SET EXERCISE
Retype, exactly as they stand, the lines from the start of the data to the line that contains "const leaderCargo: P[]", both ends included. Leave the pictures out.

○ ○ ○

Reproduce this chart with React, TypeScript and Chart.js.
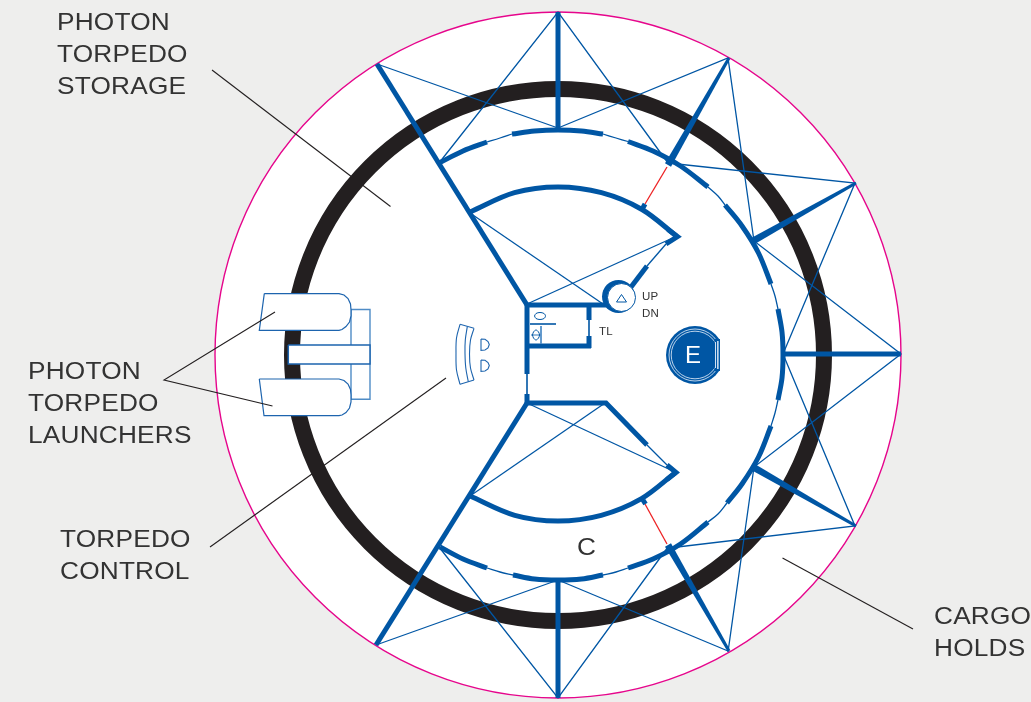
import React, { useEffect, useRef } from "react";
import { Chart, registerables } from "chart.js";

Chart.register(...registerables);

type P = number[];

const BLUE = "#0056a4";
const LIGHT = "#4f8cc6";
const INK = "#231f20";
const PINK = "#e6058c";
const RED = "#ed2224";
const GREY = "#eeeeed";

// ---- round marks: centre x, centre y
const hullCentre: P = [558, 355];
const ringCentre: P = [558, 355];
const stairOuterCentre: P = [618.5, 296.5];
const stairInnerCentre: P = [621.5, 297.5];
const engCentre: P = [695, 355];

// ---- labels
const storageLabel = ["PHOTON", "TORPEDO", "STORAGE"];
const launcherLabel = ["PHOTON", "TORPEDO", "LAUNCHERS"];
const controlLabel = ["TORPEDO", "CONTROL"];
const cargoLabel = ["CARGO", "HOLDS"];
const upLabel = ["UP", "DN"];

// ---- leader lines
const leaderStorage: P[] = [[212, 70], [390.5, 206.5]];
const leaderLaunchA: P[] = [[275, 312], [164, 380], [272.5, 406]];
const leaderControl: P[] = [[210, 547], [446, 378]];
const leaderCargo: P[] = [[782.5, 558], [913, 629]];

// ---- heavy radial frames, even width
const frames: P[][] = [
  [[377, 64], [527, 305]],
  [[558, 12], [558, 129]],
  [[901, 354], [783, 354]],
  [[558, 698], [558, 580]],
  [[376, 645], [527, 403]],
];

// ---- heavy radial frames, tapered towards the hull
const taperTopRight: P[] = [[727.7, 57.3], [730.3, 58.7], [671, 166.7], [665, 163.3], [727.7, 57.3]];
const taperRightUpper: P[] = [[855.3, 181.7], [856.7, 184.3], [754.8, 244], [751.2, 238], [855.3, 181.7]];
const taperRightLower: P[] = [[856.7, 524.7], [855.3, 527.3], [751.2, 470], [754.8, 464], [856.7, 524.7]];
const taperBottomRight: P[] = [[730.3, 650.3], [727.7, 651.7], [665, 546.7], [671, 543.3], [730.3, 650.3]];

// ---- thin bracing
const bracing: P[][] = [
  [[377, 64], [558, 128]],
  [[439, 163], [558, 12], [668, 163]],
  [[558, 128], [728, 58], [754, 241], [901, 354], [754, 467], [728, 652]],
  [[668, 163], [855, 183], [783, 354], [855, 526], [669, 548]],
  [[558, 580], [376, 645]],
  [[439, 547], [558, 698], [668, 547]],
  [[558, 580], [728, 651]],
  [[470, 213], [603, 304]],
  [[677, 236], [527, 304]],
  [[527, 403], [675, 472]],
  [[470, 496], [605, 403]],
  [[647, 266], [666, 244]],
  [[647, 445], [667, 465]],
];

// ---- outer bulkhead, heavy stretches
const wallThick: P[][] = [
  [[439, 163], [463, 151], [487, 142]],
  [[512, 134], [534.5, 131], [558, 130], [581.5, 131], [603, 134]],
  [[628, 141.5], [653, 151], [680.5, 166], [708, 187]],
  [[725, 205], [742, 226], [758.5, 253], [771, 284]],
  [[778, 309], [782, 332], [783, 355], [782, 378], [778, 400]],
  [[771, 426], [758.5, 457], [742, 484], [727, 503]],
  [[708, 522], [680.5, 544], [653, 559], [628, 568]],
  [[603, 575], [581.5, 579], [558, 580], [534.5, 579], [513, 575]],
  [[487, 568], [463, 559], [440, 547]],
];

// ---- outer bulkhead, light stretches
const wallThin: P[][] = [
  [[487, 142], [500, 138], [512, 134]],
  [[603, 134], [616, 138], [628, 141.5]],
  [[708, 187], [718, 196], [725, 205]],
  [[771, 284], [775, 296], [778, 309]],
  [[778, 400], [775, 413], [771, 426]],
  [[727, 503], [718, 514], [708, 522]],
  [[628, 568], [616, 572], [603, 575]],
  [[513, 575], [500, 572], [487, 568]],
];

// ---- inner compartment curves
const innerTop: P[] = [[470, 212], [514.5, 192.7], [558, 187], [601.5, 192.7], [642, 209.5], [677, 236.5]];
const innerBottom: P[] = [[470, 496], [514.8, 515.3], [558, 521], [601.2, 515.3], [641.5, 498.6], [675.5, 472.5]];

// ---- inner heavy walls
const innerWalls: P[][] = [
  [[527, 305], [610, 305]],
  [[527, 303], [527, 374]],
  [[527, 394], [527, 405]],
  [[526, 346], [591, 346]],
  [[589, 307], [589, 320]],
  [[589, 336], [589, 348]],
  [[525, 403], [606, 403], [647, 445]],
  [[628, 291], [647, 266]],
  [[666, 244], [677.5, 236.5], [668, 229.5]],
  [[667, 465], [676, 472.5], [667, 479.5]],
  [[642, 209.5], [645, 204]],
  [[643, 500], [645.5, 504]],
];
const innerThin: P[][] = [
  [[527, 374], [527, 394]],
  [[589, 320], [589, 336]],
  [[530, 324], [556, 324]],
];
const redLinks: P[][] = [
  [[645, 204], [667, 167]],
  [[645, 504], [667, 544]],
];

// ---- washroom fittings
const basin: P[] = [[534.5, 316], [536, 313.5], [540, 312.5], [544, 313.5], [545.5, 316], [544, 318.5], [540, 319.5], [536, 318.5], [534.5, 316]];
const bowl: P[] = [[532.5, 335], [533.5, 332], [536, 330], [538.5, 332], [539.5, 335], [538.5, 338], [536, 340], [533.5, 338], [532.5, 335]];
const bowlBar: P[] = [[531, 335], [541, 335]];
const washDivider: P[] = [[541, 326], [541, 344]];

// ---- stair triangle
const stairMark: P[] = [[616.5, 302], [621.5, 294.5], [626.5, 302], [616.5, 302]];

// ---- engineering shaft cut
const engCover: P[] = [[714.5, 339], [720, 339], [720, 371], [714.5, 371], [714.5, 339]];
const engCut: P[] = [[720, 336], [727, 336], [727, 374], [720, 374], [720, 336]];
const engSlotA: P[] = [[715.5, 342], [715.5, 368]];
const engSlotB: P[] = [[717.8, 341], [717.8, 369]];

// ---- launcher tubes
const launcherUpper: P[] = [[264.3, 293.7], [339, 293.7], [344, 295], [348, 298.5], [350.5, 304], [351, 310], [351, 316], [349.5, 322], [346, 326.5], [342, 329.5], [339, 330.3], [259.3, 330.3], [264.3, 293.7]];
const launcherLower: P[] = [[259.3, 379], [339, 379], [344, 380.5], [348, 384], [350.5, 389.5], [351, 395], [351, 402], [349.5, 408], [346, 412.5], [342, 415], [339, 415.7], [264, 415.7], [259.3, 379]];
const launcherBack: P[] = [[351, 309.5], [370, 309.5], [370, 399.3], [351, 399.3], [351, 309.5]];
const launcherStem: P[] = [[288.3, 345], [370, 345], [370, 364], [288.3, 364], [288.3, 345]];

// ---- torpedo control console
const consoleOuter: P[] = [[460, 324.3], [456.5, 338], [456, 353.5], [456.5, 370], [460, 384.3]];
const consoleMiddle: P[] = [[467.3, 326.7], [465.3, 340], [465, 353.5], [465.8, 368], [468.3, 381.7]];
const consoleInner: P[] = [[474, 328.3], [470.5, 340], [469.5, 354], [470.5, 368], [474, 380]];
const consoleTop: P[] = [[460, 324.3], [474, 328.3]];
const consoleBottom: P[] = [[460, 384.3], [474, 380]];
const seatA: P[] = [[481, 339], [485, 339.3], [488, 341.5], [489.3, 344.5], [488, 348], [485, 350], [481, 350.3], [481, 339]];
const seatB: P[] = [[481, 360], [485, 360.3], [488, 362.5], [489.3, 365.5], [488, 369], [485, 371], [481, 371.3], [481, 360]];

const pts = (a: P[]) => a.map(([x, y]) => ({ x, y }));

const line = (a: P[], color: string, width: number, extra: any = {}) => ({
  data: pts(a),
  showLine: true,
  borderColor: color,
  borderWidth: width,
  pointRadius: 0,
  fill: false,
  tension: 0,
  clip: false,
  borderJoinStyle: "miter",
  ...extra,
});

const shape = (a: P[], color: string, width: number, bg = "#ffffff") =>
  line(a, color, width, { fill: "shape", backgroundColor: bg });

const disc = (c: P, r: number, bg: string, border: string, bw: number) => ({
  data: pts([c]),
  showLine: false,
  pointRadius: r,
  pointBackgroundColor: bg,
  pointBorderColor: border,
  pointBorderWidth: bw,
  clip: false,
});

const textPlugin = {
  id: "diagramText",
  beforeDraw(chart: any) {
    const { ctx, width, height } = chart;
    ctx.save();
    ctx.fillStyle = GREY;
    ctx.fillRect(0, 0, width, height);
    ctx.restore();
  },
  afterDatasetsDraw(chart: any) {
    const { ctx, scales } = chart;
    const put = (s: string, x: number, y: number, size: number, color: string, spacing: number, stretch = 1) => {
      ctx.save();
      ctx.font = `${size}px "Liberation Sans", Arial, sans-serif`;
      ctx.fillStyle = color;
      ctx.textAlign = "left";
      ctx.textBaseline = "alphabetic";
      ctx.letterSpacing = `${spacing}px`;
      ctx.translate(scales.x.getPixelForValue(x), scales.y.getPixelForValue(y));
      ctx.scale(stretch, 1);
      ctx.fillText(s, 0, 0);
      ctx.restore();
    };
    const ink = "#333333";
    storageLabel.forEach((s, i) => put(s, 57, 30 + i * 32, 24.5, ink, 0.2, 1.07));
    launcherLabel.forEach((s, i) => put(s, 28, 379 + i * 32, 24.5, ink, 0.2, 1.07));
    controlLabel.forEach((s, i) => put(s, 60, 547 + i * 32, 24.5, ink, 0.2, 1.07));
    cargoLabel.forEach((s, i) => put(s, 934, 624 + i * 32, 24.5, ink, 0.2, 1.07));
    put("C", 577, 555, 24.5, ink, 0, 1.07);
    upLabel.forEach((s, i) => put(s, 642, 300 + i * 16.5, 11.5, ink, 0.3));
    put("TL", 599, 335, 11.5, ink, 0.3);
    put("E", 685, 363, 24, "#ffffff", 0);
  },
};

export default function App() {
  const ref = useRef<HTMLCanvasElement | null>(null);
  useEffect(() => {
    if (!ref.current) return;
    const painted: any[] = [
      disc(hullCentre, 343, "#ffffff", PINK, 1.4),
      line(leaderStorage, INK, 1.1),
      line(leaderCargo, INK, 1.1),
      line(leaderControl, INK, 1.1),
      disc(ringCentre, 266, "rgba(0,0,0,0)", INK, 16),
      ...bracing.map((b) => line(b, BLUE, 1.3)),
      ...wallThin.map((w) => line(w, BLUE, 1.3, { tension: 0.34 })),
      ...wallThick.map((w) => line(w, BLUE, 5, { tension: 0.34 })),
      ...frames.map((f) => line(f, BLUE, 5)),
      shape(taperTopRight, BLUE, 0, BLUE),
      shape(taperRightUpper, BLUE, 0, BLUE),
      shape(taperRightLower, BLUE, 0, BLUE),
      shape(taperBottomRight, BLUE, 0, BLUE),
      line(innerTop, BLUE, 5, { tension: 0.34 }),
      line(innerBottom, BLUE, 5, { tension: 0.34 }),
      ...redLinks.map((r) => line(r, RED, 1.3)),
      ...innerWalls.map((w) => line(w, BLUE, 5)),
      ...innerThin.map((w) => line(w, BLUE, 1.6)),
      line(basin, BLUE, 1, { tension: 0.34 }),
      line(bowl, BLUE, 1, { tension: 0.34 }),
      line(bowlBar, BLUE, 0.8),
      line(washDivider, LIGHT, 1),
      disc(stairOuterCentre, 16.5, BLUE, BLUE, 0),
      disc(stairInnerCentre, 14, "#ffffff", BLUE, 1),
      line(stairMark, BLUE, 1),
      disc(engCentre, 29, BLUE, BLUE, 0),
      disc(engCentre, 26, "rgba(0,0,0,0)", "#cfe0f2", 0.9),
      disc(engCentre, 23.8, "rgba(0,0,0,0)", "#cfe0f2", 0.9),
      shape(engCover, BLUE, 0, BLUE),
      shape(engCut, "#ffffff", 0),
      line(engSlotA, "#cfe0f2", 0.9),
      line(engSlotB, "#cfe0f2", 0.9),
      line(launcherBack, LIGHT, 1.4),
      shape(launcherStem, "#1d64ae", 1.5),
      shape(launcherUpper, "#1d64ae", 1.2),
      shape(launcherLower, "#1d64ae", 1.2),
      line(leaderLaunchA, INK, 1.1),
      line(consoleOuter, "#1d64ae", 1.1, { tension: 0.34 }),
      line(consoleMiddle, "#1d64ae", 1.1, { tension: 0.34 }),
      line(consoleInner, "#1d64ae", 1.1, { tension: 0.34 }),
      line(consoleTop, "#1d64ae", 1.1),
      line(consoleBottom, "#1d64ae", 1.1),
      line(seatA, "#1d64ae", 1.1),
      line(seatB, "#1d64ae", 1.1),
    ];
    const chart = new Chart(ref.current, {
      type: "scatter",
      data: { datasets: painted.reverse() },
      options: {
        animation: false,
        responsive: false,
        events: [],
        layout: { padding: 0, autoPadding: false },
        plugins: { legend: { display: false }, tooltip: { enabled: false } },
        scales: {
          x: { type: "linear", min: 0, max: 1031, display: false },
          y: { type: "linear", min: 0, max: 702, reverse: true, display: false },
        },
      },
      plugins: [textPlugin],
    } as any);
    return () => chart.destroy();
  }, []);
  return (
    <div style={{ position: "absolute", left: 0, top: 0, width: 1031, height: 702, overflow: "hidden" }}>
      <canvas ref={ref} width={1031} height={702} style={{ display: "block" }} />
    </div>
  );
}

○ ○ ○

SOLUTION
Reproduce this chart with React, TypeScript and Chart.js.
import React, { useEffect, useRef } from "react";
import { Chart, registerables } from "chart.js";

Chart.register(...registerables);

type P = number[];

const BLUE = "#0056a4";
const LIGHT = "#4f8cc6";
const INK = "#231f20";
const PINK = "#e6058c";
const RED = "#ed2224";
const GREY = "#eeeeed";

// ---- round marks: centre x, centre y
const hullCentre: P = [558, 355];
const ringCentre: P = [558, 355];
const stairOuterCentre: P = [618.5, 296.5];
const stairInnerCentre: P = [621.5, 297.5];
const engCentre: P = [695, 355];

// ---- labels
const storageLabel = ["PHOTON", "TORPEDO", "STORAGE"];
const launcherLabel = ["PHOTON", "TORPEDO", "LAUNCHERS"];
const controlLabel = ["TORPEDO", "CONTROL"];
const cargoLabel = ["CARGO", "HOLDS"];
const upLabel = ["UP", "DN"];

// ---- leader lines
const leaderStorage: P[] = [[212, 70], [390.5, 206.5]];
const leaderLaunchA: P[] = [[275, 312], [164, 380], [272.5, 406]];
const leaderControl: P[] = [[210, 547], [446, 378]];
const leaderCargo: P[] = [[782.5, 558], [913, 629]];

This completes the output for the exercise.